ボスが「おはよ~!みかりんさん。」と爽やかな笑顔で言う。

「ボス、私は深夜にあの画像を見たせいで、

夢の中で
貞子と初共演しましたよ。」

私が
うらめしそうに言うと「は~はははははは」とボスは

笑う。ボスよ
、私になにか恨みでも???


このまま午前は過ぎた。

お昼時間にバックルームに一人で私が居ると

ボスが入ってきた。

「みかりんさんに送った
貞子の画像、自分のケータイ開くたびに

待ち受け画面に出てくるんだけど~~!不気味。
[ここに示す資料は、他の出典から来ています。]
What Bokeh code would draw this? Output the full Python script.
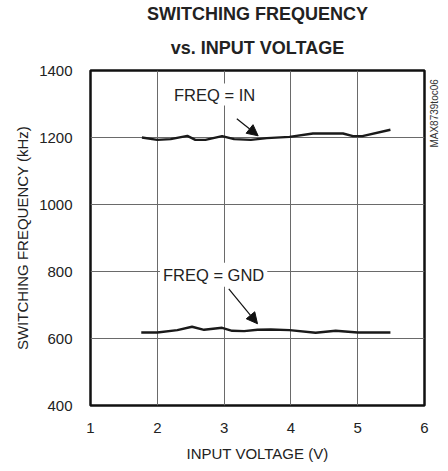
import math
from bokeh.plotting import figure
from bokeh.models import Title, Label, Arrow, NormalHead, FixedTicker, Range1d, LinearAxis
from bokeh.embed import file_html
from bokeh.resources import INLINE

# Data
vin_in = [1.77, 2.0, 2.2, 2.45, 2.57, 2.72, 2.97, 3.15, 3.4, 3.64, 3.98, 4.33, 4.78, 4.93, 5.07, 5.49]
freq_in = [1200, 1193, 1195, 1205, 1193, 1193, 1204, 1195, 1193, 1198, 1202, 1212, 1212, 1204, 1204, 1223]

vin_gnd = [1.76, 2.0, 2.3, 2.52, 2.7, 2.97, 3.12, 3.3, 3.5, 3.7, 3.98, 4.37, 4.67, 5.0, 5.49]
freq_gnd = [618, 618, 625, 635, 626, 632, 623, 622, 626, 627, 625, 617, 623, 618, 618]

x_ticks = [1, 2, 3, 4, 5, 6]
y_ticks = [400, 600, 800, 1000, 1200, 1400]

title_lines = ["SWITCHING FREQUENCY", "vs. INPUT VOLTAGE"]
x_label = "INPUT VOLTAGE (V)"
y_label = "SWITCHING FREQUENCY (kHz)"
code_label = "MAX8739toc06"
code_label_pos = 1170  # kHz level where the rotated code label starts

SANS = "'Liberation Sans', Arial, sans-serif"

p = figure(width=448, height=471, output_backend="svg", toolbar_location=None,
           x_range=Range1d(1, 6), y_range=Range1d(400, 1400),
           min_border_left=90, min_border_right=21, min_border_top=70, min_border_bottom=66)

p.background_fill_color = "white"
p.border_fill_color = "white"
p.outline_line_color = "#111111"
p.outline_line_width = 2.5

# Titles (added inner first)
p.add_layout(Title(text=title_lines[1], align="center", text_font=SANS, text_font_size="18px",
                   text_font_style="bold", text_color="#222222", standoff=25), "above")
p.add_layout(Title(text=title_lines[0], align="center", text_font=SANS, text_font_size="18px",
                   text_font_style="bold", text_color="#222222", standoff=0), "above")

for ax in (p.xaxis[0], p.yaxis[0]):
    ax.axis_line_color = None
    ax.major_tick_line_color = None
    ax.minor_tick_line_color = None
    ax.major_tick_out = 0
    ax.major_tick_in = 0
    ax.minor_tick_out = 0
    ax.minor_tick_in = 0
    ax.major_label_text_font = SANS
    ax.major_label_text_font_size = "15px"
    ax.major_label_text_color = "#222222"
    ax.axis_label_text_font = SANS
    ax.axis_label_text_font_size = "15px"
    ax.axis_label_text_font_style = "normal"
    ax.axis_label_text_color = "#222222"

p.xaxis.ticker = FixedTicker(ticks=x_ticks)
p.yaxis.ticker = FixedTicker(ticks=y_ticks)
p.xaxis.axis_label = x_label
p.yaxis.axis_label = y_label
p.xaxis.major_label_standoff = 17
p.yaxis.major_label_standoff = 18
p.xaxis.axis_label_standoff = 9
p.yaxis.axis_label_standoff = 5

# Right-side code label, drawn as a rotated tick label of an empty axis
rax = LinearAxis(ticker=FixedTicker(ticks=[code_label_pos]),
                 major_label_overrides={code_label_pos: code_label},
                 major_label_orientation=math.pi / 2,
                 axis_line_color=None, major_tick_line_color=None, minor_tick_line_color=None,
                 major_tick_out=0, major_tick_in=0, minor_tick_out=0, minor_tick_in=0,
                 major_label_standoff=10,
                 major_label_text_font=SANS, major_label_text_font_size="10px",
                 major_label_text_color="#333333")
p.add_layout(rax, "right")

p.xgrid.ticker = FixedTicker(ticks=x_ticks)
p.ygrid.ticker = FixedTicker(ticks=y_ticks)
p.grid.grid_line_color = "#6a6a6a"
p.grid.grid_line_width = 1

# Curves
p.line(vin_in, freq_in, line_color="#1a1a1a", line_width=2.4)
p.line(vin_gnd, freq_gnd, line_color="#1a1a1a", line_width=2.4)

# Annotations
p.add_layout(Label(x=2.22, y=1328, text="FREQ = IN", text_font=SANS, text_font_size="16.5px",
                   text_color="#222222", text_baseline="middle",
                   background_fill_color="white", padding=2))
p.add_layout(Arrow(x_start=3.19, y_start=1256, x_end=3.51, y_end=1205, line_width=1.2,
                   line_color="#111111",
                   end=NormalHead(size=11, fill_color="#111111", line_color="#111111")))

p.add_layout(Label(x=2.04, y=790, text="FREQ = GND", text_font=SANS, text_font_size="16.5px",
                   text_color="#222222", text_baseline="middle",
                   background_fill_color="white", padding=3))
p.add_layout(Arrow(x_start=3.07, y_start=748, x_end=3.5, y_end=644, line_width=1.2,
                   line_color="#111111",
                   end=NormalHead(size=11, fill_color="#111111", line_color="#111111")))

open("out.html", "w").write(file_html(p, INLINE))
」と言う。

昨日、夢で貞子と共演して、ボスの画面に出るよう

私はお願いをしたのだろうか?

小心者の私に、そんなお願いができるはずがない。

そのようなビッグなお願いは、七夕に書けば良いのである。

そこにFさんが「失礼します」と言って入ってきた。

「Fさんにも、この画像送ってやっかな~。」と言いながら

ボスは画像を見せる。

「え~!!なんですか!これ。いや~!」


驚くFさん。ボスはさらに言う。「みかりんさん、Fさんに転送してけろ」

・・・・転送スレバ死ナナイ・・・・

私は先日 一人で観た「着信アリ」を思い出す。

「私は、性格が良いので、そのような事はしませんよ~」

自分で、自分の性格が良いつもりである事を主張。

しかし、この発言は見事に
スルーされる。


昼下がりのバックルーム。

「さっぱり消えね~っちゃ~!!」とボスが言う。

ボスの深夜の、お茶目な悪戯は、

今 そのまま返ってきたのである。

これは、地球が丸いからである。

「ボス~。ドコモに行って聞いてきたら いじゃないですか。」

私は もっともな意見を言った。するとボスは

「こんな画像、見られたら恥ずかしいっちゃ~~!!」と言った。

これは決してタテマエではなく、究極の本音であろう。

・・・・・今、私は気が付いた。



私の ゴスロリ ショットも 何かの勘違いでボスに

送ったら、
間違いなくボスの仲良しグループに

転送された事であろう。

キュートな女性が着ていて、可愛いならともかく、

私が着たのでは、「場違いアホ女」。

私は、ますます「アホ女」と言われる所であった。

そしてボスは 「みかりんさんの 画像、消えね~っちゃ~!」と

叫んだ事であろう。こうなる前でよかった。

私は 今、さりげなく貞子に感謝している。


さて。この貞子の画像だが、ボスの話によると

あの画像を、そのまま見ていても

貞子は動く事なないそうだ。

しかし、ボスよ、貴方の待ち受け画面は

いつも貞子が WELL COMEしているではないか。

ほらほら、「貴方に会いた~い」と手を差し出して

モーションをかけているではないか。画面の向こうから。

男なら、遠慮なくノッテみるが良い。


・・・・しかし。私のゴスロリ ショットとご対面の方が

彼は ちょっぴり幸せかも知れぬ。

私は、そう思いながら、サンドイッチを食べた。